Without any further ado, we headed right into the next section: Impact mapping.
My thinking here was that given our, now improved, understanding of the problem we could start to formulate a plan for how to turn it around. So we created a sticky called “Increase BOR with 6 ppl / day”. I challenged that.
When I came to Indonesia I reread Switch (yeah, fourth time now) and also ended up talking a lot about getting an F1-question. One of the anecdotes from Switch came to mind and I suggested that we crisp up the goal a bit. So we said “On May 30th, 0900, we will have increased BOR with 6 ppl / day”. They then change that into the real number (like 24 patients a day) which is even better.
With that sticky on the board, I started to ask them who they thought could help us reach this goal. This confused them, so I took the cover of the Impact Mapping book as an example and talked about the racing team and who could help them to win the F1-cup (I’m no F1-guy, but maybe I should start following that…).
That example resonated with them and we got to work again.
I pretty much followed the same way I usually go about creating impact maps, as described here. I tried to stay in one area at the time, first creating breath (all the Who’s first) and then going to the next level (How) per role. Then per How the What’s. That requires some discipline and a facilitator might be needed to not dive too deep and go for the What’s too early. This meeting was just another reaffirmation of the knowledge.

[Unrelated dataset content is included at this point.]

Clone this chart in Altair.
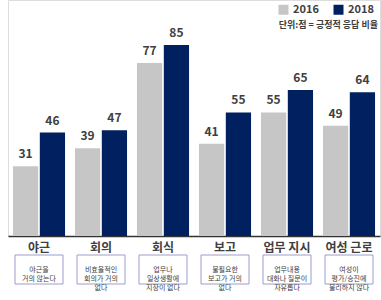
import altair as alt
import pandas as pd

categories = ["야근", "회의", "회식", "보고", "업무 지시", "여성 근로"]
descriptions = [
    "야근을\n거의 않는다",
    "비효율적인\n회의가 거의\n없다",
    "업무나\n일상생활에\n지장이 없다",
    "불필요한\n보고가 거의\n없다",
    "업무내용\n대화나 질문이\n자유롭다",
    "여성이\n평가/승진에\n불리하지 않다",
]
years = ["2016", "2018"]
values_2016 = [31, 39, 77, 41, 55, 49]
values_2018 = [46, 47, 85, 55, 65, 64]
colors = ["#c6c6c6", "#002060"]

rows = []
for c, v1, v2 in zip(categories, values_2016, values_2018):
    rows.append({"category": c, "year": years[0], "value": v1})
    rows.append({"category": c, "year": years[1], "value": v2})
df = pd.DataFrame(rows)
desc_df = pd.DataFrame({"category": categories, "desc": descriptions})

xenc = alt.X(
    "category:N",
    sort=categories,
    scale=alt.Scale(paddingInner=0.16, paddingOuter=0.08),
    axis=alt.Axis(
        title=None, ticks=False, labelAngle=0, labelFontSize=12,
        labelFontWeight="bold", labelColor="#404040", labelPadding=6,
        domainColor="#333333", domainWidth=1.5, labelFont="Noto Sans CJK KR",
    ),
)
xoff = alt.XOffset("year:N", sort=years, scale=alt.Scale(paddingInner=0.06))
yenc = alt.Y("value:Q", scale=alt.Scale(domain=[0, 105]), axis=None)

bars = alt.Chart(df).mark_bar().encode(
    x=xenc, xOffset=xoff, y=yenc,
    color=alt.Color(
        "year:N", sort=years,
        scale=alt.Scale(domain=years, range=colors),
        legend=alt.Legend(
            title=None, orient="none", legendX=268, legendY=2,
            direction="horizontal", symbolType="square", symbolSize=100,
            symbolStrokeWidth=0, labelFontSize=11, labelFontWeight="bold",
            labelColor="#404040", columnPadding=14, labelFont="Noto Sans CJK KR",
            padding=2,
        ),
    ),
)

labels = alt.Chart(df).mark_text(
    dy=-5, baseline="bottom", fontSize=12, fontWeight="bold",
    color="#404040", font="Noto Sans CJK KR",
).encode(x=xenc, xOffset=xoff, y=yenc, text="value:Q")

boxes = alt.Chart(desc_df).mark_bar(
    width=48, fill="white", stroke="#9c9ccc", strokeWidth=1,
).encode(
    x=alt.X("category:N", sort=categories),
    y=alt.value(255), y2=alt.value(284),
)

box_text = alt.Chart(desc_df).mark_text(
    fontSize=7, color="#404040", lineBreak="\n", lineHeight=9,
    baseline="middle", font="Noto Sans CJK KR",
).encode(
    x=alt.X("category:N", sort=categories),
    y=alt.value(269.5),
    text="desc:N",
)

unit_df = pd.DataFrame({"t": ["단위:점 = 긍정적 응답 비율"]})
unit = alt.Chart(unit_df).mark_text(
    align="right", baseline="middle", fontSize=9, fontWeight="bold",
    color="#404040", font="Noto Sans CJK KR",
).encode(x=alt.value(370), y=alt.value(25), text="t:N")

chart = alt.layer(bars, labels, boxes, box_text, unit).properties(
    width=372, height=236,
    padding={"left": 8, "top": 0, "right": 1, "bottom": 64},
    autosize=alt.AutoSizeParams(type="none"),
).configure_view(stroke=None).configure(background="white")

chart.save("out.html", embed_options={"renderer": "svg", "actions": False})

It took quite some time but soon we had an impact map that looked like this:
Yeah, it was a bit messy. And I’ve had this experience quite often when I create maps like these. These are my general tips:
- Get a really big board
- Remember when you start to draw that it will be big and detailed in the end
- Move the What’s to a separate paper or board when you start to talk about it.
- When you document it. Use something simple, like a phone (these photos are taken with my iPhone 5) and take both overview and detailed pictures.
- Although there are awesome tools out there (looking at you MindMup) there’s really nothing beating standing together in front of a whiteboard. The tactileness and directness is something else. I, for one, like it more.
- That said: do consider moving to a tool after the initial workshop. As documentation for example. Search, navigation, and a lot of other features are very helpful to find stuff in your model.
Limit Work In Progress
And with that, we headed right into selecting a couple of actions. The young doctor was super happy. She would try all of them (35+) and start them tomorrow. The Lean-guy inside me cringed. Violently. I think it showed.
I had to do yet another exercise with them, a simulation to teach them a little bit about why you shouldn’t do too many things at once. We ran the “Learn to count” exercise that I’ve blogged about before (and written about in this free sample chapter from an excellent book). I like this exercise since you can run it with a single person and it’s very to-the-point and gets the message across.
The doctor picked it up fully. After that, we did a Dot vote session to get the top 3 items to start investigating. We wanted “bang for the buck” - the biggest impact with the least effort. They got that too. But still, as we went around the board and voted they were asking me for more dots… :P
Here we could, of course, have gone much more advanced and tried numbers and weights, but this was good enough for now.
Summary
This is as far as I know. The doctor was very happy since she now got a structured problem and an action plan, instead of an unstructured problem and a lot of small activities. That felt really good.
I understood a great deal about what these tools are useful for. It’s maybe not the “get me a list of things to do” or “show me the root cause so that I can fix it”, but rather to give a complete picture and overview. In a visual and direct manner. It’s problem and strategy understanding that is the key point, I think. From that, it’s much simpler to create a plan.
The tools I’ve picked up over many years in the IT sector worked just fine here. Perfect in fact. Maybe our problems aren’t that special after all.